From: David Hildenbrand
Date: Wed Apr 13 2022 - 12:31:01 EST


>
> So this is another situation where the actual backend (TDX, SEV, pKVM, pure software) makes a difference -- depending on exactly what backend we're using, the memory may not be unmoveable. It might even be swappable (in the potentially distant future).

Right. And on a system without swap we don't particularly care about
mlock, but we might (in most cases) care about fragmentation with
unmovable memory.

>
> Anyway, here's a concrete proposal, with a bit of handwaving:

Thanks for investing some brainpower.

>
> We add new cgroup limits:
>
> memory.unmoveable
> memory.locked
>
> These can be set to an actual number or they can be set to the special value ROOT_CAP. If they're set to ROOT_CAP, then anyone in the cgroup with capable(CAP_SYS_RESOURCE) (i.e. the global capability) can allocate movable or locked memory with this (and potentially other) new APIs. If it's 0, then they can't. If it's another value, then the memory can be allocated, charged to the cgroup, up to the limit, with no particular capability needed. The default at boot is ROOT_CAP. Anyone who wants to configure it differently is free to do so. This avoids introducing a DoS, makes it easy to run tests without configuring cgroup, and lets serious users set up their cgroups.

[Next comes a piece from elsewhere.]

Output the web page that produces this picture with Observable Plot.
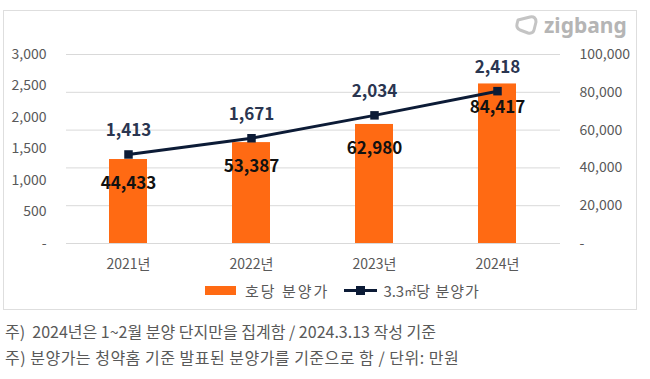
<!DOCTYPE html>
<html><head><meta charset="utf-8">
<script src="https://cdn.jsdelivr.net/npm/d3@7"></script>
<script src="https://cdn.jsdelivr.net/npm/@observablehq/plot@0.6"></script>
<style>
body{margin:0;background:#fff;font-family:"Noto Sans CJK KR","Noto Sans",sans-serif;}
#wrap{position:relative;width:650px;height:379px;overflow:hidden;background:#fff}
#frame{position:absolute;left:3px;top:10px;width:634px;height:300px;border:1px solid #dedede;box-sizing:border-box}
#chart{position:absolute;left:0;top:0}
#logo{position:absolute;left:514px;top:12px;display:flex;align-items:center;gap:4px;color:#b5b5b5;font-family:"Noto Sans",sans-serif;font-weight:700;font-size:21px;line-height:26px}
#legend{position:absolute;top:280px;left:205px;display:flex;align-items:center;font-size:15px;color:#595959}
.ko{letter-spacing:2px}
.ko2{letter-spacing:1px}
.m2{font-size:12px}
.sw{display:inline-block;width:31px;height:9px;background:#ff6a13;margin-right:9px}
.ln{position:relative;display:inline-block;width:33px;height:3px;background:#0c1b36;margin-left:15px;margin-right:6px}
.ln:after{content:"";position:absolute;left:12px;top:-3px;width:9px;height:9px;background:#0c1b36}
#notes{position:absolute;left:5px;top:318px;font-size:16px;color:#595959;line-height:26px}
#notes .n2{letter-spacing:0.5px}
</style></head>
<body>
<div id="wrap">
  <div id="frame"></div>
  <div id="chart"></div>
  <div id="logo"><svg width="26" height="22" viewBox="0 0 26 22"><path d="M4 6 L16 3 Q22 2 22 8 L20 16 Q19 20 14 19 L6 16 Q2 14 3 10 Z" fill="none" stroke="#c4c4c4" stroke-width="3" stroke-linejoin="round"/></svg><span>zigbang</span></div>
  <div id="legend"><span class="sw"></span><span class="ko">호당 분양가</span><span class="ln"></span><span>3.3</span><span class="m2">㎡</span><span class="ko2">당 분양가</span></div>
  <div id="notes"><div>주)&nbsp; 2024년은 1~2월 분양 단지만을 집계함 / 2024.3.13 작성 기준</div><div class="n2">주) 분양가는 청약홈 기준 발표된 분양가를 기준으로 함 / 단위: 만원</div></div>
</div>
<script>
const years = ["2021년", "2022년", "2023년", "2024년"];
const unitPrice = [44433, 53387, 62980, 84417];   // 호당 분양가 (right axis)
const pyeongPrice = [1413, 1671, 2034, 2418];     // 3.3㎡당 분양가 (left axis)
const leftTicks = [0, 500, 1000, 1500, 2000, 2500, 3000];
const rightTicks = [0, 20000, 40000, 60000, 80000, 100000];

const leftMax = 3000, rightMax = 100000;
const toRight = v => v * rightMax / leftMax;
const fmt = d3.format(",");
const data = years.map((y, i) => ({year: y, unit: unitPrice[i], pyeong: pyeongPrice[i]}));

const chart = Plot.plot({
  width: 650, height: 310,
  marginTop: 54, marginBottom: 67, marginLeft: 66, marginRight: 90,
  style: {fontFamily: '"Noto Sans CJK KR","Noto Sans",sans-serif', background: "transparent"},
  x: {domain: years, paddingInner: 0.69, paddingOuter: 0.345, axis: null},
  y: {domain: [0, rightMax], axis: null},
  marks: [
    Plot.gridY(rightTicks, {stroke: "#d9d9d9", strokeOpacity: 1}),
    Plot.axisY(leftTicks.map(toRight), {anchor: "left", label: null, tickSize: 0, tickPadding: 20, fontSize: 14, fill: "#595959",
      tickFormat: d => { const v = Math.round(d * leftMax / rightMax); return v === 0 ? "-" : fmt(v); }}),
    Plot.axisY(rightTicks, {anchor: "right", label: null, tickSize: 0, tickPadding: 19, fontSize: 14, fill: "#595959",
      tickFormat: d => d === 0 ? "-" : fmt(d)}),
    Plot.axisX(years, {label: null, tickSize: 0, tickPadding: 16, fontSize: 14, fill: "#595959"}),
    Plot.barY(data, {x: "year", y: "unit", fill: "#ff6a13"}),
    Plot.line(data, {x: "year", y: d => toRight(d.pyeong), stroke: "#0c1b36", strokeWidth: 3}),
    Plot.dot(data, {x: "year", y: d => toRight(d.pyeong), symbol: "square", r: 4.8, fill: "#0c1b36", stroke: null}),
    Plot.text(data, {x: "year", y: d => toRight(d.pyeong), text: d => fmt(d.pyeong), dy: -24, fontSize: 17, fontWeight: "bold", fill: "#2a3550"}),
    Plot.text(data, {x: "year", y: "unit", text: d => fmt(d.unit), dy: 24, fontSize: 17, fontWeight: "bold", fill: "#111111"})
  ]
});
document.getElementById("chart").appendChild(chart);
</script>
</body></html>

I wonder what the implications are for existing user space.

Assume we want to move page pinning (rdma, vfio, io_uring, ...) to the
new model. How can we be sure

a) We don't break existing user space
b) We don't open the doors unnoticed for the admin to go crazy on
unmovable memory.

Any ideas?

>
> Nothing is charge per mm.
>
> To make this fully sensible, we need to know what the backend is for the private memory before allocating any so that we can charge it accordingly.

Right, the support for migration and/or swap defines how to account.

--
Thanks,

David / dhildenb